### Exercise:
Determine the count of lines holding "matplotlib" and give that count alone.

Data entries
* START *
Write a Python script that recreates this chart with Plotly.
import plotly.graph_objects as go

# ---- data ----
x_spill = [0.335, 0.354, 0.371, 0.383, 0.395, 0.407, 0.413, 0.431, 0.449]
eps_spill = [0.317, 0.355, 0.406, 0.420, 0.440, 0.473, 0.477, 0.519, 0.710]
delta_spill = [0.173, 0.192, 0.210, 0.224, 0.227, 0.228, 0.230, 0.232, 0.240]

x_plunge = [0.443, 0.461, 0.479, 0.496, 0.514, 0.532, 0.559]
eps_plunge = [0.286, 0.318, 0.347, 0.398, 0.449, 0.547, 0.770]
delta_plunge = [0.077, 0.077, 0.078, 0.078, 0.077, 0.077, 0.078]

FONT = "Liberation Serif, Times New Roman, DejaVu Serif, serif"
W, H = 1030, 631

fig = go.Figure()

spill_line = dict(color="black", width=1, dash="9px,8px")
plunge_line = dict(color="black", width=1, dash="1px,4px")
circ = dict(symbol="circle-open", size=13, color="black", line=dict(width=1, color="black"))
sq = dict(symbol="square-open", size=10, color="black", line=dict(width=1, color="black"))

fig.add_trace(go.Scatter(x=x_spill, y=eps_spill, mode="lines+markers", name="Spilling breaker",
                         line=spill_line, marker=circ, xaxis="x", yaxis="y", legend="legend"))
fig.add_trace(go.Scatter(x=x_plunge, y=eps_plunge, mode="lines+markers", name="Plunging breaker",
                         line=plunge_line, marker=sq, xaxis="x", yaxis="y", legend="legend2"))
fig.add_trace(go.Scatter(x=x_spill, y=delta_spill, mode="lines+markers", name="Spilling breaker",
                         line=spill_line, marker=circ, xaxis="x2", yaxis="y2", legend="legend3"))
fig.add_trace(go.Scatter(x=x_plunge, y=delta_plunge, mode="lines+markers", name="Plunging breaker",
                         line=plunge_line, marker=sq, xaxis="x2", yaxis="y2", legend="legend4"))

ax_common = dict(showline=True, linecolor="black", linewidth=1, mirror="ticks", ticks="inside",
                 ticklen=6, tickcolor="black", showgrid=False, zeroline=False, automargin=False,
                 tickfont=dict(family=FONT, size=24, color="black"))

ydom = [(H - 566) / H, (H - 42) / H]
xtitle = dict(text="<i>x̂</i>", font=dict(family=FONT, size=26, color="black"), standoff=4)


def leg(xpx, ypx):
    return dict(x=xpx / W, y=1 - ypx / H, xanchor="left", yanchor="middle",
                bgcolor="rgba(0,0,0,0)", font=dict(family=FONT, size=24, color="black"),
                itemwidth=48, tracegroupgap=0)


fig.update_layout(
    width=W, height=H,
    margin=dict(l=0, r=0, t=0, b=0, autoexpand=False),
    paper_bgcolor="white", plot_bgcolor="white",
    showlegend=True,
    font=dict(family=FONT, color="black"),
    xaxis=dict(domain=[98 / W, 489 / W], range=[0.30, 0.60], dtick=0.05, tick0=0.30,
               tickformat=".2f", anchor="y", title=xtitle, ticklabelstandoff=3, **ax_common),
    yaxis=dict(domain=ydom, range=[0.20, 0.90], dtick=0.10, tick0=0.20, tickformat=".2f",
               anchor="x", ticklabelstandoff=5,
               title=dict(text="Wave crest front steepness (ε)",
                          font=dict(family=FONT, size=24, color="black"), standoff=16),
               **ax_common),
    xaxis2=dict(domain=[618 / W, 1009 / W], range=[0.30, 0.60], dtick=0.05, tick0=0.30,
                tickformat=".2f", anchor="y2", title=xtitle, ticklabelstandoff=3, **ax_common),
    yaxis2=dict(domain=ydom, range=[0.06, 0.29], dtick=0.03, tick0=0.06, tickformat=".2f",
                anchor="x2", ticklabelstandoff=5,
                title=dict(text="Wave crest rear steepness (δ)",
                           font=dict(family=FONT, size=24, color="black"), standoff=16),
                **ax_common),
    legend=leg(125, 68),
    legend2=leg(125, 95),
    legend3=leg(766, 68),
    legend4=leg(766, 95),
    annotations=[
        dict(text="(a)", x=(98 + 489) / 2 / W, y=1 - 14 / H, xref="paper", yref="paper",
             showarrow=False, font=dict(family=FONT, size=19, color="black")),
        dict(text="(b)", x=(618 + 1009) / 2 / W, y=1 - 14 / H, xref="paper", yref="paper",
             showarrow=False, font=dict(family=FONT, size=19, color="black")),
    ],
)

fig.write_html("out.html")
* END *
* START *
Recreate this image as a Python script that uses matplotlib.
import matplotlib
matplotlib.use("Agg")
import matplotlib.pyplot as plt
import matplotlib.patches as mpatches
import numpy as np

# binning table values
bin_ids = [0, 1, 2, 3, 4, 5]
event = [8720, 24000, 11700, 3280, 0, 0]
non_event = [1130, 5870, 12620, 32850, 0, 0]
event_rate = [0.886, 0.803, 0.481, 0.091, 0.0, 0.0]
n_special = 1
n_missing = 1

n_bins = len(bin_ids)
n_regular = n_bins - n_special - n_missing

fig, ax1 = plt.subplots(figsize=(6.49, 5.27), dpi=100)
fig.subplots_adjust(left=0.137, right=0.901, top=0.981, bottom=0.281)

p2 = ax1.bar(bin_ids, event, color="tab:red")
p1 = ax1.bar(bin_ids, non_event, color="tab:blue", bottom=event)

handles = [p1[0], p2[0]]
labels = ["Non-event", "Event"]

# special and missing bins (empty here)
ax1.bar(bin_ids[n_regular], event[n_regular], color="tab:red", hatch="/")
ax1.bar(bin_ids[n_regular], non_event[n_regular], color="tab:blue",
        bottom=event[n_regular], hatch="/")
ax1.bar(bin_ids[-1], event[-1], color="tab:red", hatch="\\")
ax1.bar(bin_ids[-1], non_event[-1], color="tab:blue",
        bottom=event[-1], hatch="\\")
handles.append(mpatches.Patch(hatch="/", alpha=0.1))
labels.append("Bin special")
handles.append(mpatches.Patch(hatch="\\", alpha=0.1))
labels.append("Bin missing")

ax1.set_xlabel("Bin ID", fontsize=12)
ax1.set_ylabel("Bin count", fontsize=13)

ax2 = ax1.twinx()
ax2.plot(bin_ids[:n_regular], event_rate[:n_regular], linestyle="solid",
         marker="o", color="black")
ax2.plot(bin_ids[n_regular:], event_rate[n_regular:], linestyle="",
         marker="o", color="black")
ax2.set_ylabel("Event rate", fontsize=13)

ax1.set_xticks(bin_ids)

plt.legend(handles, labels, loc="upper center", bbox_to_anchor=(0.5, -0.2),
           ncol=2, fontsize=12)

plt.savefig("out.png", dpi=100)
* END *
* START *
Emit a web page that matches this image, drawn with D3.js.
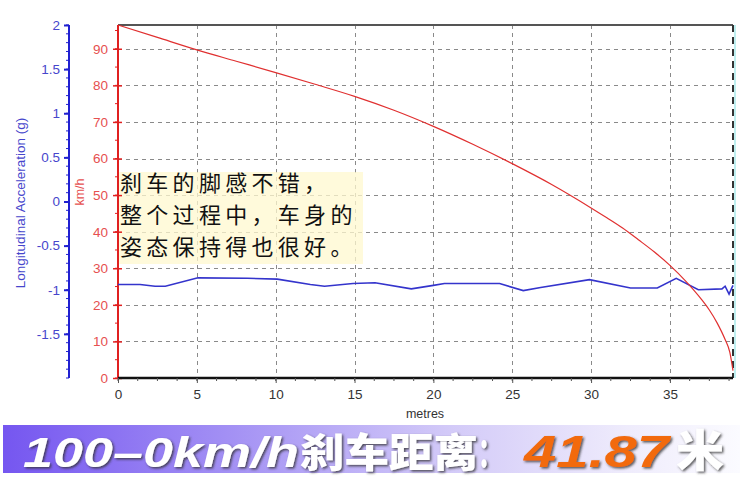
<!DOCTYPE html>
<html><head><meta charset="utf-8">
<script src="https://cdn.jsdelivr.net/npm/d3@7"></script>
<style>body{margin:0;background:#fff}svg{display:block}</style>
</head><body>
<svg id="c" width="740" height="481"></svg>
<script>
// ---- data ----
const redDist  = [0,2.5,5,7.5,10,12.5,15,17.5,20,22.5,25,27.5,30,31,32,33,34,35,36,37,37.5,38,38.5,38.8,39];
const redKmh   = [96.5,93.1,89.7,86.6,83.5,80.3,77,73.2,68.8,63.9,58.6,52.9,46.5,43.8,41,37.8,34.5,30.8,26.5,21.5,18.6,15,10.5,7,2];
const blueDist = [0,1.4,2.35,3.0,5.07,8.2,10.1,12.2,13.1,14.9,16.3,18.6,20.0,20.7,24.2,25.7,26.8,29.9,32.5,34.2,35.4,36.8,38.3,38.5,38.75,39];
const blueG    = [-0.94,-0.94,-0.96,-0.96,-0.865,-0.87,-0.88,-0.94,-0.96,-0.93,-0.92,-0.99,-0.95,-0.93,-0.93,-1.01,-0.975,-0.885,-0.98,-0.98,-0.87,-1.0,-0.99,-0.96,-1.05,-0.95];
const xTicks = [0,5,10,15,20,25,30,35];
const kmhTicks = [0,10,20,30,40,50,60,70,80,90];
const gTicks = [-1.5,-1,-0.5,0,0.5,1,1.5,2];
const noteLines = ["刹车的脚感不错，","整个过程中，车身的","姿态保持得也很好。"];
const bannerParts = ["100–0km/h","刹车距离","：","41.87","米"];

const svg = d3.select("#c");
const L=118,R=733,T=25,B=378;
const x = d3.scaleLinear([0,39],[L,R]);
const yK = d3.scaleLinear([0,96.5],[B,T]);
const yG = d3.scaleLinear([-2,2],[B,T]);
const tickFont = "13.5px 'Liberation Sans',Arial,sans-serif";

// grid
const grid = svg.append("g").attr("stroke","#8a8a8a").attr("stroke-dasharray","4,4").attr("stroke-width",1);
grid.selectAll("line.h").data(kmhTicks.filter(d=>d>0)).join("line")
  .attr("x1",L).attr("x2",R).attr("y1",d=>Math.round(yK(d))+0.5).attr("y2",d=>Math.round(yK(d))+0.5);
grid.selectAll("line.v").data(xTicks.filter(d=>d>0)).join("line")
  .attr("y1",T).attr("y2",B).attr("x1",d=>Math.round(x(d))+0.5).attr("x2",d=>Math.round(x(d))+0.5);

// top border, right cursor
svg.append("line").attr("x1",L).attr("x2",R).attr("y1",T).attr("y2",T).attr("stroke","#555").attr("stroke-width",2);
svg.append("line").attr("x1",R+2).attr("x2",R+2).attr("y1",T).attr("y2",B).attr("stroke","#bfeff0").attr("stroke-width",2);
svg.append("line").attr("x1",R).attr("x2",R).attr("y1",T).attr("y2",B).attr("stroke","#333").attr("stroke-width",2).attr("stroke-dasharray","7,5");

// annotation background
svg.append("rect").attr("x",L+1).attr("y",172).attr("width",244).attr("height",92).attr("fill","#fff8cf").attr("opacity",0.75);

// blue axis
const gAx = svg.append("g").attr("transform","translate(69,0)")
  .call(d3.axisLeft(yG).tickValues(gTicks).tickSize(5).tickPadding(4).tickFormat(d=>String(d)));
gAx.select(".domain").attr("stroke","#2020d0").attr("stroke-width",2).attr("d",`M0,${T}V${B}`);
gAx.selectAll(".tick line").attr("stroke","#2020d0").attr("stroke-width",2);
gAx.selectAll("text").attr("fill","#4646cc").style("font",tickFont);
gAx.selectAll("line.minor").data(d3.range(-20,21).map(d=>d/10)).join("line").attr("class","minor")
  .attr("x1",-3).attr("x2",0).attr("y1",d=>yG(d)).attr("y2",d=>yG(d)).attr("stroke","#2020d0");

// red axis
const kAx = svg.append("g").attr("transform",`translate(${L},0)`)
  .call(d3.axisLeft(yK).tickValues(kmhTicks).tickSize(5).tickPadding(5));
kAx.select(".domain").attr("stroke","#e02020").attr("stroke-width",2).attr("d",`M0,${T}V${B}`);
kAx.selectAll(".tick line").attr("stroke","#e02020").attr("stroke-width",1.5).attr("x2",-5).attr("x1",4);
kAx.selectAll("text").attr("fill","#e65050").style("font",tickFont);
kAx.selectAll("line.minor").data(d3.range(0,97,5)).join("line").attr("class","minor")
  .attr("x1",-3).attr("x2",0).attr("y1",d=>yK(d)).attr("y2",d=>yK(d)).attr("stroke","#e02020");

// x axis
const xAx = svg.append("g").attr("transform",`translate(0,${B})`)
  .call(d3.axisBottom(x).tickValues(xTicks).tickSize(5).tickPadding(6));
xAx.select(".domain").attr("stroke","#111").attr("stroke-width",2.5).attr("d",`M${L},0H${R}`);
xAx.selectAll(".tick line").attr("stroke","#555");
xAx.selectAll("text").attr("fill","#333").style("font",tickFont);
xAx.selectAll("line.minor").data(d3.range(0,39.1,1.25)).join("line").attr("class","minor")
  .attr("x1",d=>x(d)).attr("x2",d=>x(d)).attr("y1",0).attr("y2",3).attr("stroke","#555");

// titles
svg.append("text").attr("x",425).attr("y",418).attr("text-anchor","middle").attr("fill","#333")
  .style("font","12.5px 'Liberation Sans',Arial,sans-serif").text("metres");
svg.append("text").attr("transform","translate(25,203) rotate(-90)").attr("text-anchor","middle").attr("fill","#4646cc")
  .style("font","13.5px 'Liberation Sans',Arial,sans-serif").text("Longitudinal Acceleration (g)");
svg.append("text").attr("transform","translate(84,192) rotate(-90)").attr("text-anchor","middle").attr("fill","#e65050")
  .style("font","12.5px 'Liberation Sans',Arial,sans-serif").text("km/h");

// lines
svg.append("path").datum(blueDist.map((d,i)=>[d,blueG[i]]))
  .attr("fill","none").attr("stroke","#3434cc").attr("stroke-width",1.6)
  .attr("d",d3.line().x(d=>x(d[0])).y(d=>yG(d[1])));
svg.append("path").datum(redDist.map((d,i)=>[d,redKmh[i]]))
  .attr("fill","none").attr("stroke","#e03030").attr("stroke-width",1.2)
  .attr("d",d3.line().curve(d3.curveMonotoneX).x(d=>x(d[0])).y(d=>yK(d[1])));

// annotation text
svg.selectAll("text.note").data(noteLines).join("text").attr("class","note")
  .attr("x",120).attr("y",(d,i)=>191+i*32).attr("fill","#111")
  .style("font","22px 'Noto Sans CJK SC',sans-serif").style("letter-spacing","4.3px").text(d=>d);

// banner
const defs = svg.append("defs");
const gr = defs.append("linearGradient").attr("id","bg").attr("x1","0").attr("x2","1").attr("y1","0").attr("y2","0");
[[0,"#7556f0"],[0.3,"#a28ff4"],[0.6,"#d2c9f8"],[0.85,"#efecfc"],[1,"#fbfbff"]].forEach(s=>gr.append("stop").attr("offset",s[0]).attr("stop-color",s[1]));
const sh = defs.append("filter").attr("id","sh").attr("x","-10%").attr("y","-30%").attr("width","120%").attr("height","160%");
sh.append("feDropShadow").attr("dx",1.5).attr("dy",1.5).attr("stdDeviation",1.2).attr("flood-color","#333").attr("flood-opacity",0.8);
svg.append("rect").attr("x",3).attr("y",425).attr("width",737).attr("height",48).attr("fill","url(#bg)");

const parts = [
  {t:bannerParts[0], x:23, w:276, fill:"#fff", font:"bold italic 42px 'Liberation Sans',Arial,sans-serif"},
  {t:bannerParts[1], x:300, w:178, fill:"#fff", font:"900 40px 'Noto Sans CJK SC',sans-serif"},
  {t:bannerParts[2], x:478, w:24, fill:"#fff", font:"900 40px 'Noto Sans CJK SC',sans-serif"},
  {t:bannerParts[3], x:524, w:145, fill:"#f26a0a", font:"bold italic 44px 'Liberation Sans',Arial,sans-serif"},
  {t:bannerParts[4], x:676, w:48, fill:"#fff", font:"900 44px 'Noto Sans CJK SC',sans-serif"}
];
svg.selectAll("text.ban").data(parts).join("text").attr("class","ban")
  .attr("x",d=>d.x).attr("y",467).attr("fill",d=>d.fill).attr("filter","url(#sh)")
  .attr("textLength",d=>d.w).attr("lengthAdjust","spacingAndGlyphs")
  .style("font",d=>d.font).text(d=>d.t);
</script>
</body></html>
* END *
### Exercise answer:
5